The TSA team decided to upgrade the speed controls by using a variable speed drive (VSD), but they weren’t sure how to size the new motor and drive. They also wanted to make sure the upgrade didn’t introduce undue complexity to machine operation.
Sizing for speed
The existing motor operated at a fixed speed of 1760 rpm. Technical specialist Mike Daniel of Industrial Motion Technologies had TSA run the machine through several operations while he monitored speed and power requirements with a tachometer and multimeter.
His calculations indicated that removing the variable sheave pulley and replacing it with a VFD would require the new motor to operate at 2400-plus rpm to meet operating requirements. The power and speed requirements dictated replacing the existing motor with a slightly larger motor than the existing 25 hp motor—specifically a new 30 hp motor and matching heavy-duty rated Yaskawa F7 VFD.
The new motor selected was a 1760 rpm Marathon motor rated to run at 1.5 times speed, providing a maximum speed of more than 2600 rpm. After monitoring power, amperage, and motor temperature, TSA increased the maximum frequency to 90Hz without overloading or overheating the VFD or the motor.
Lakeland Engineering in Omaha revised the automation system after the variable sheave pulley was replaced with the new motor and VFD. The operators were all familiar with the existing machine automation system, and if the automation system was drastically modified, the operators would require retraining before production could resume. With some wiring modifications, programming, and setup, Lakeland was able to make the automation system conversion appear seamless to the operators while keeping downtime to a minimum.

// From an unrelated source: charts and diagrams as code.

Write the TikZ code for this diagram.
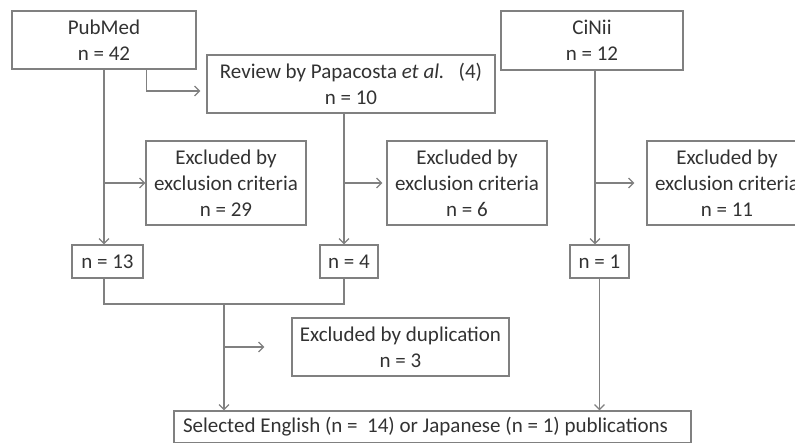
\documentclass[tikz,border=0pt]{standalone}
\usepackage{fontspec}
\setmainfont{Carlito}
\usetikzlibrary{arrows.meta, calc}
\definecolor{boxline}{RGB}{128,128,128}
\definecolor{boxtext}{RGB}{50,50,50}

\begin{document}
\begin{tikzpicture}[x=1pt,y=-1pt]\tikzset{box/.style={draw=boxline, line width=1.2pt, text=boxtext, align=center, inner sep=0pt, font=\fontsize{21}{26}\selectfont}, ln/.style={draw=boxline, line width=1.2pt}, arr/.style={ln, -{Straight Barb[length=5pt,width=10pt]}}}
	\useasboundingbox (0,0) rectangle (795,442);
	\clip (0,0) rectangle (795,442);
	% sources
	\node[box, minimum width=184, minimum height=58] (pubmed) at (104,40) {PubMed\\n = 42};
	\node[box, minimum width=288, minimum height=58] (review) at (351,84) {Review by Papacosta \textit{et al.}\ \ \ (4)\\n = 10};
	\node[box, minimum width=182, minimum height=59] (cinii) at (592,40.5) {CiNii\\n = 12};
	% exclusions
	\node[box, minimum width=160, minimum height=84] (ex29) at (226,183) {Excluded by\\exclusion criteria\\n = 29};
	\node[box, minimum width=160, minimum height=84] (ex6) at (467,183) {Excluded by\\exclusion criteria\\n = 6};
	\node[box, minimum width=160, minimum height=84] (ex11) at (727,183) {Excluded by\\exclusion criteria\\n = 11};
	% counts
	\node[box, minimum width=71, minimum height=33] (n13) at (107.5,261.5) {n = 13};
	\node[box, minimum width=58, minimum height=33] (n4) at (349,261.5) {n = 4};
	\node[box, minimum width=59, minimum height=33] (n1) at (599.5,261.5) {n = 1};
	\node[box, minimum width=217, minimum height=58] (dup) at (400.5,347) {Excluded by duplication\\n = 3};
	\node[box, minimum width=517, minimum height=32] (sel) at (432.5,427) {\makebox[499pt][l]{Selected English (n = \ 14) or Japanese (n = 1) publications}};
	\coordinate (rv) at ($(review.south)+(-7,0)$);
	\coordinate (ci) at ($(cinii.south)+(3,0)$);
	\coordinate (mg) at (224,304);
	% connectors
	\draw[arr] (pubmed.south) -- (pubmed.south |- n13.north);
	\draw[arr] (pubmed.south |- ex29.west) -- (ex29.west);
	\draw[arr] ($(pubmed.south east)+(-50,0)$) |- ($(review.west)+(-6,7)$);
	\draw[arr] (rv) -- (rv |- n4.north);
	\draw[arr] (rv |- ex6.west) -- ($(ex6.west)+(-4,0)$);
	\draw[arr] (ci) -- (ci |- n1.north);
	\draw[arr] (ci |- ex11.west) -- ($(ex11.west)+(-12,0)$);
	\draw[ln] (pubmed.south |- n13.south) |- (mg) -| (rv |- n4.south);
	\draw[arr] (mg) -- (mg |- sel.north);
	\draw[arr] (mg |- dup.west) -- ($(dup.west)+(-27,0)$);
	\draw[arr] (n1.south) -- (n1.south |- sel.north);
\end{tikzpicture}
\end{document}
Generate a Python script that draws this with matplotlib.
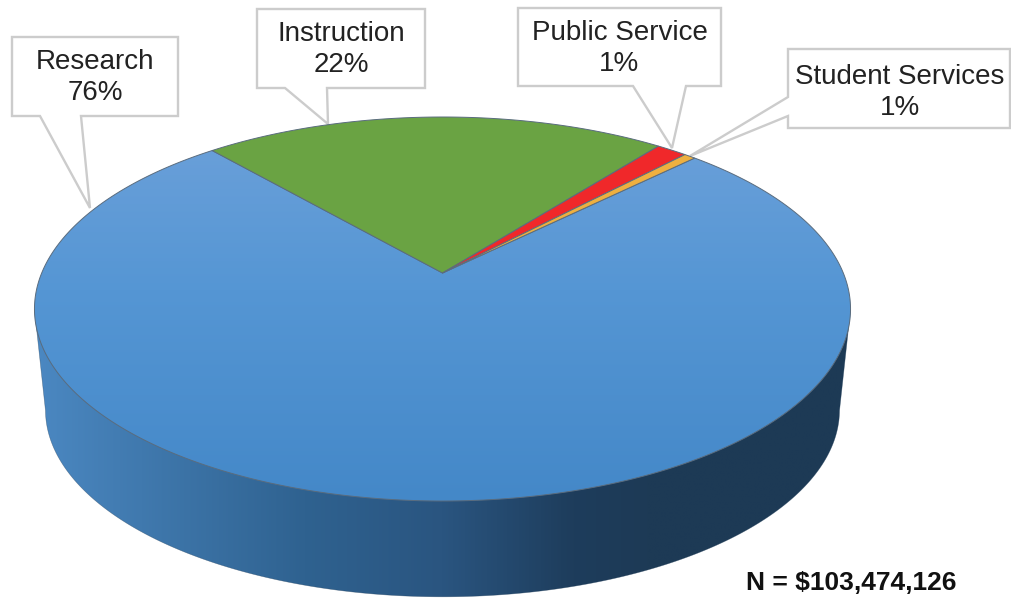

Lakeland used the existing pushbuttons, pilot lights, and joystick speed control, wired those components into the VFD inputs, and programmed the system so the VFD speed control would operate in a similar manner as the variable sheave pulley system as far as the operators were concerned.
While the original goal was merely to duplicate the existing speed controls and reduce maintenance problems, the production rate doubled and maintenance issues were eliminated. Maintenance manager Marty Wilmer says the time to thread a rod was reduced to 13 seconds from the previous 30 seconds, an improvement of over 50%. TSA used to run the machine for five to eight days to fill orders, but since the conversion was made, it now needs to run the machine for only two to three days to fill the same number of orders.
Once the new motor and VFD were installed and operating, TSA converted to high-speed cutting dies and was able to far exceed the operating parameters of the original system. Downtime and maintenance issues, which had been a large expense, have been eliminated since the conversion.